Reproduce the listing below word for word, with no pictures.

--- start Dataset excerpt ---

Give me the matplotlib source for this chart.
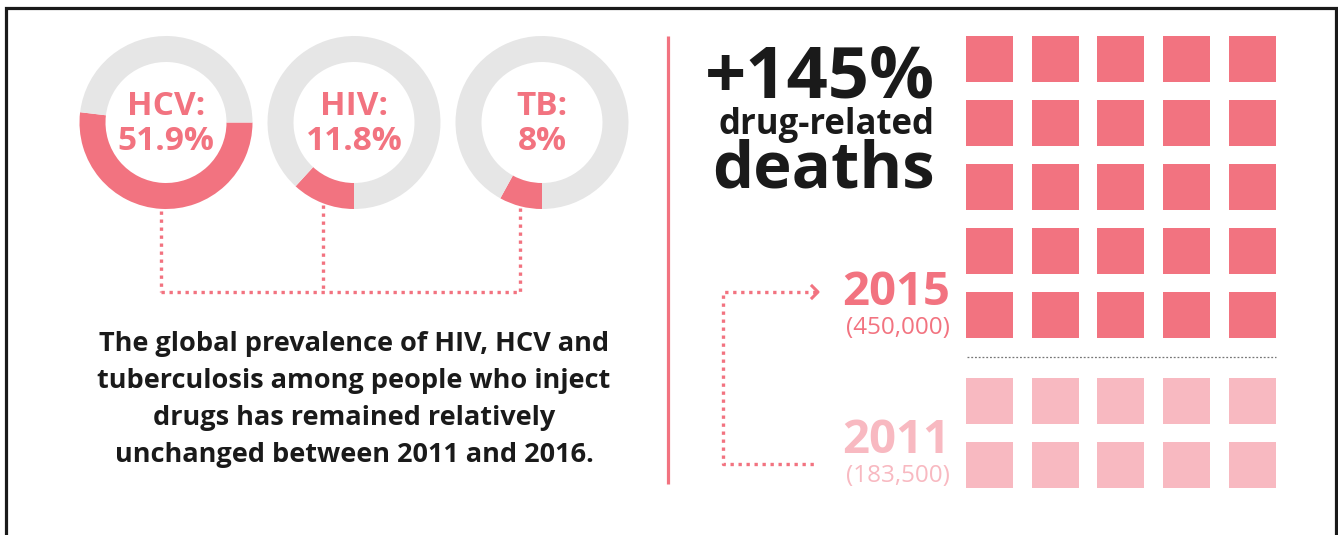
import matplotlib
matplotlib.use("Agg")
import numpy as np
import matplotlib.pyplot as plt
from matplotlib.patches import Rectangle

# ----------
# DONNEES

diseases = ["HCV", "HIV", "TB"]
prevalence = [51.9, 11.8, 8]          # % among people who inject drugs
paragraph = ["The global prevalence of HIV, HCV and",
             "tuberculosis among people who inject",
             "drugs has remained relatively",
             "unchanged between 2011 and 2016."]

increase = "+145%"
years = ["2015", "2011"]
deaths = [450000, 183500]
squares = [25, 10]                    # one square ~ 18,350 deaths

# ----------
# STYLE

W, H = 1338, 535
PINK = "#F27380"
LIGHT = "#F8B9C1"
GREY = "#E6E6E6"
INK = "#1A1A1A"
FONT = "Open Sans"
start_angles = [0, -90, -90]
centers_x = [166, 354, 542]
cy, r_out, ring = 122.5, 86.5, 26

fig = plt.figure(figsize=(W / 100, H / 100), dpi=100)
ax = fig.add_axes([0, 0, 1, 1])
ax.set_xlim(0, W)
ax.set_ylim(H, 0)
ax.axis("off")

# cadre
ax.plot([5.5, 5.5, 1336, 1336], [H + 5, 8, 8, H + 5], color=INK, lw=2.3,
        solid_joinstyle="miter")

dotted = dict(color=PINK, lw=2.4, linestyle=(0, (1, 1.4)), dash_capstyle="butt")

# donuts
link_x = []
for name, p, cx, a0 in zip(diseases, prevalence, centers_x, start_angles):
    pax = fig.add_axes([(cx - r_out) / W, 1 - (cy + r_out) / H,
                        2 * r_out / W, 2 * r_out / H])
    pax.pie([p, 100 - p], colors=[PINK, GREY], startangle=a0, counterclock=False,
            radius=1, wedgeprops=dict(width=ring / r_out, linewidth=0))
    pax.set_xlim(-1, 1)
    pax.set_ylim(-1, 1)
    pax.axis("off")
    ax.text(cx, 115, f"{name}:", ha="center", va="baseline", color=PINK,
            fontsize=24, fontweight="bold", family=FONT)
    ax.text(cx, 150, f"{p:g}%", ha="center", va="baseline", color=PINK,
            fontsize=24, fontweight="bold", family=FONT)
    # point de depart du trait : milieu de l'arc rose
    mid = np.radians(a0 - 3.6 * p / 2)
    x0 = cx + r_out * np.cos(mid)
    y0 = cy - r_out * np.sin(mid)
    ax.plot([x0, x0], [y0 + 2, 292], **dotted)
    link_x.append(x0)
ax.plot([min(link_x), max(link_x)], [292, 292], **dotted)

for i, line in enumerate(paragraph):
    ax.text(354, 351 + 37 * i, line, ha="center", va="baseline", color=INK,
            fontsize=19.5, fontweight="bold", family=FONT)

# separateur vertical
ax.plot([667.5, 667.5], [36, 484], color=PINK, lw=2.3, solid_capstyle="butt")

# titre
ax.text(935, 98, increase, ha="right", va="baseline", color=INK,
        fontsize=52, fontweight="bold", family=FONT)
ax.text(935, 134, "drug-related", ha="right", va="baseline", color=INK,
        fontsize=25, fontweight="bold", family=FONT)
ax.text(935, 188, "deaths", ha="right", va="baseline", color=INK,
        fontsize=47, fontweight="bold", family=FONT)

# grille de carres
col_x = 966 + 65.7 * np.arange(5)
row_top = [36, 378]
for n, top, col in zip(squares, row_top, [PINK, LIGHT]):
    for k in range(n):
        rr, cc = divmod(k, 5)
        ax.add_patch(Rectangle((col_x[cc], top + 64 * rr), 47, 46,
                               facecolor=col, edgecolor="none"))
ax.plot([967, 1276], [357, 357], color="#777777", lw=0.9, linestyle=(0, (1.5, 1.5)))

# annees
for yr, d, col, yb in zip(years, deaths, [PINK, LIGHT], [305, 453]):
    ax.text(950, yb, yr, ha="right", va="baseline", color=col,
            fontsize=34, fontweight="bold", family=FONT)
    ax.text(950, yb + 29, f"({d:,})", ha="right", va="baseline", color=col,
            fontsize=17.5, family=FONT)

# fleche pointillee 2011 -> 2015
ax.plot([816, 723, 723, 818], [292, 292, 464, 464], **dotted)
ax.plot([812, 818, 812], [286, 292, 298], color=PINK, lw=2.2)

fig.savefig("out.png", dpi=100, facecolor="white")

--- end Dataset excerpt ---

▶ Task answer
Give me the matplotlib source for this chart.
import matplotlib
matplotlib.use("Agg")
import numpy as np
import matplotlib.pyplot as plt
from matplotlib.patches import Rectangle

# ----------
# DONNEES

diseases = ["HCV", "HIV", "TB"]
prevalence = [51.9, 11.8, 8]          # % among people who inject drugs
paragraph = ["The global prevalence of HIV, HCV and",
             "tuberculosis among people who inject",
             "drugs has remained relatively",
             "unchanged between 2011 and 2016."]

increase = "+145%"
years = ["2015", "2011"]
deaths = [450000, 183500]
squares = [25, 10]                    # one square ~ 18,350 deaths

# ----------
# STYLE

W, H = 1338, 535
PINK = "#F27380"
LIGHT = "#F8B9C1"
GREY = "#E6E6E6"
INK = "#1A1A1A"
FONT = "Open Sans"
start_angles = [0, -90, -90]
centers_x = [166, 354, 542]
cy, r_out, ring = 122.5, 86.5, 26

fig = plt.figure(figsize=(W / 100, H / 100), dpi=100)
ax = fig.add_axes([0, 0, 1, 1])
ax.set_xlim(0, W)
ax.set_ylim(H, 0)
ax.axis("off")

# cadre
ax.plot([5.5, 5.5, 1336, 1336], [H + 5, 8, 8, H + 5], color=INK, lw=2.3,
        solid_joinstyle="miter")

dotted = dict(color=PINK, lw=2.4, linestyle=(0, (1, 1.4)), dash_capstyle="butt")

# donuts
link_x = []
for name, p, cx, a0 in zip(diseases, prevalence, centers_x, start_angles):
    pax = fig.add_axes([(cx - r_out) / W, 1 - (cy + r_out) / H,
                        2 * r_out / W, 2 * r_out / H])
    pax.pie([p, 100 - p], colors=[PINK, GREY], startangle=a0, counterclock=False,
            radius=1, wedgeprops=dict(width=ring / r_out, linewidth=0))
    pax.set_xlim(-1, 1)
    pax.set_ylim(-1, 1)
    pax.axis("off")
    ax.text(cx, 115, f"{name}:", ha="center", va="baseline", color=PINK,
            fontsize=24, fontweight="bold", family=FONT)
    ax.text(cx, 150, f"{p:g}%", ha="center", va="baseline", color=PINK,
            fontsize=24, fontweight="bold", family=FONT)
    # point de depart du trait : milieu de l'arc rose
    mid = np.radians(a0 - 3.6 * p / 2)
    x0 = cx + r_out * np.cos(mid)
    y0 = cy - r_out * np.sin(mid)
    ax.plot([x0, x0], [y0 + 2, 292], **dotted)
    link_x.append(x0)
ax.plot([min(link_x), max(link_x)], [292, 292], **dotted)

for i, line in enumerate(paragraph):
    ax.text(354, 351 + 37 * i, line, ha="center", va="baseline", color=INK,
            fontsize=19.5, fontweight="bold", family=FONT)

# separateur vertical
ax.plot([667.5, 667.5], [36, 484], color=PINK, lw=2.3, solid_capstyle="butt")

# titre
ax.text(935, 98, increase, ha="right", va="baseline", color=INK,
        fontsize=52, fontweight="bold", family=FONT)
ax.text(935, 134, "drug-related", ha="right", va="baseline", color=INK,
        fontsize=25, fontweight="bold", family=FONT)
ax.text(935, 188, "deaths", ha="right", va="baseline", color=INK,
        fontsize=47, fontweight="bold", family=FONT)

# grille de carres
col_x = 966 + 65.7 * np.arange(5)
row_top = [36, 378]
for n, top, col in zip(squares, row_top, [PINK, LIGHT]):
    for k in range(n):
        rr, cc = divmod(k, 5)
        ax.add_patch(Rectangle((col_x[cc], top + 64 * rr), 47, 46,
                               facecolor=col, edgecolor="none"))
ax.plot([967, 1276], [357, 357], color="#777777", lw=0.9, linestyle=(0, (1.5, 1.5)))

# annees
for yr, d, col, yb in zip(years, deaths, [PINK, LIGHT], [305, 453]):
    ax.text(950, yb, yr, ha="right", va="baseline", color=col,
            fontsize=34, fontweight="bold", family=FONT)
    ax.text(950, yb + 29, f"({d:,})", ha="right", va="baseline", color=col,
            fontsize=17.5, family=FONT)

# fleche pointillee 2011 -> 2015
ax.plot([816, 723, 723, 818], [292, 292, 464, 464], **dotted)
ax.plot([812, 818, 812], [286, 292, 298], color=PINK, lw=2.2)

fig.savefig("out.png", dpi=100, facecolor="white")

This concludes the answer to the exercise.